It’s hard for insurance brokers to stay up to date with every single risk. That’s why continuous education, knowledge sharing, and strategic partnerships are integral to the broker role. As trusted advisors in risk management and transfer, insurance brokers are expected to explain new risks, and introduce clients to new insurance products and markets. If they don’t feel comfortable doing this alone, it’s often beneficial for brokers to reach out to expert partners.
“Oftentimes, it really benefits brokers to partner with experts,” said Brian Thornton, president of ProWriters, a managing general underwriter which is striving to simplify the cyber liability insurance process for agents and brokers. Cyber liability is a prime example of a risk that many brokers are still learning about. It’s a challenging task for brokers to become ‘cyber experts’ for their clients because the risk is evolving fast and the insurance products lack standardization.

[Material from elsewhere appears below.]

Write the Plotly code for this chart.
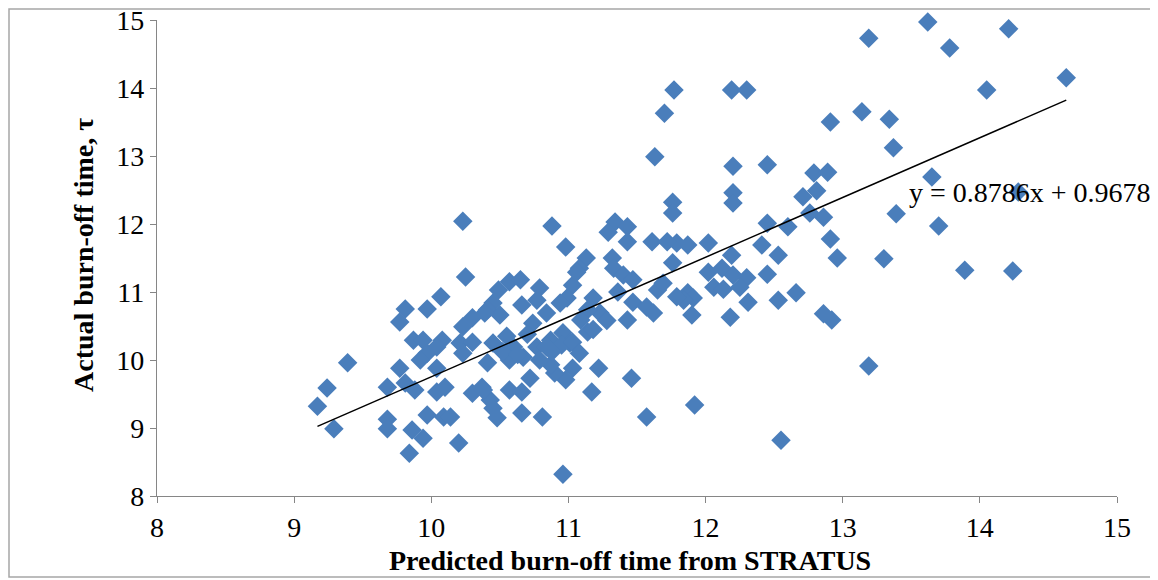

“A broker that has to focus on all P&C coverages for their client may find it difficult to get up to speed with cyber risk, let alone become a ‘cyber expert’,” Thornton commented. “That’s why partnerships are so important. Whether that partner is a wholesaler, an MGA, an underwriter, or a vendor – there are a lot of market participants who are very willing to help brokers understand the exposures so that they can offer adequate services to their clients. Partnering with a cyber expert enables brokers and agents to be a great resource for their clients, without having the added pressure of having to be fully up to speed on every single cyber nuance.”
The state of play is straightforward. Brokers need to talk to commercial clients about cyber risk and they need to offer them some form of protection. How they do that - whether they’re self-educated or supported by a cyber expert - matters little. The important thing is that they raise the issue, according to Thornton, or they could find themselves on the wrong end of an errors and omissions (E&O) claim.

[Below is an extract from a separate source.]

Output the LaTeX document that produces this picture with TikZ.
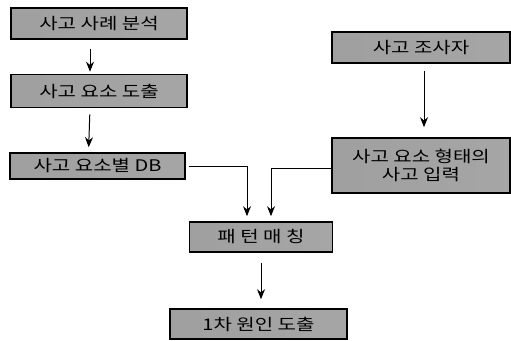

“The E&O risk has always been there, but it’s becoming more and more prevalent as cyber coverage becomes more mainstream,” he told Insurance Business. “Brokers are now starting to understand that they haven’t focused on this enough and that they need to be proactive and offer cyber insurance to every client they write insurance for. This not only ensures their clients are adequately protected but it also protects their own E&O exposure.
“We’re seeing more and more brokers make clients sign waivers to confirm they did recommend cyber coverage, but the clients chose not to make the spend. That makes the brokers feel like they have some protection. I think that’s why we’ve also seen a lot of brokers navigate to the ProWriters platform. We give brokers access to multiple carriers so they can go to clients with coverage options and show that they’ve marketed the risk with a number of top carriers.”
The good news, according to Thornton, is that compared to a few years ago, many more brokers are engaging with cyber risk and really getting to grips with some of the more basic coverages.
“We’ve definitely seen an increase in general knowledge and awareness of cyber risk,” he said. “Where some brokers still struggle is finding the right avenue that will be effective for them when they then engage with their clients. Often, they’re turning to their existing market relationships, saying: ‘Hey, I need to offer cyber,’ but I think they’re often met with a lack of expertise. That’s why I think it’s important to work with an expert or a specialist, because cyber is changing on a daily basis as far as the exposures and coverages are concerned. There’s no way for someone who’s not paying attention to this as their sole job to really understand not only the cutting-edge exposures but also the coverages and endorsements that carriers can offer.”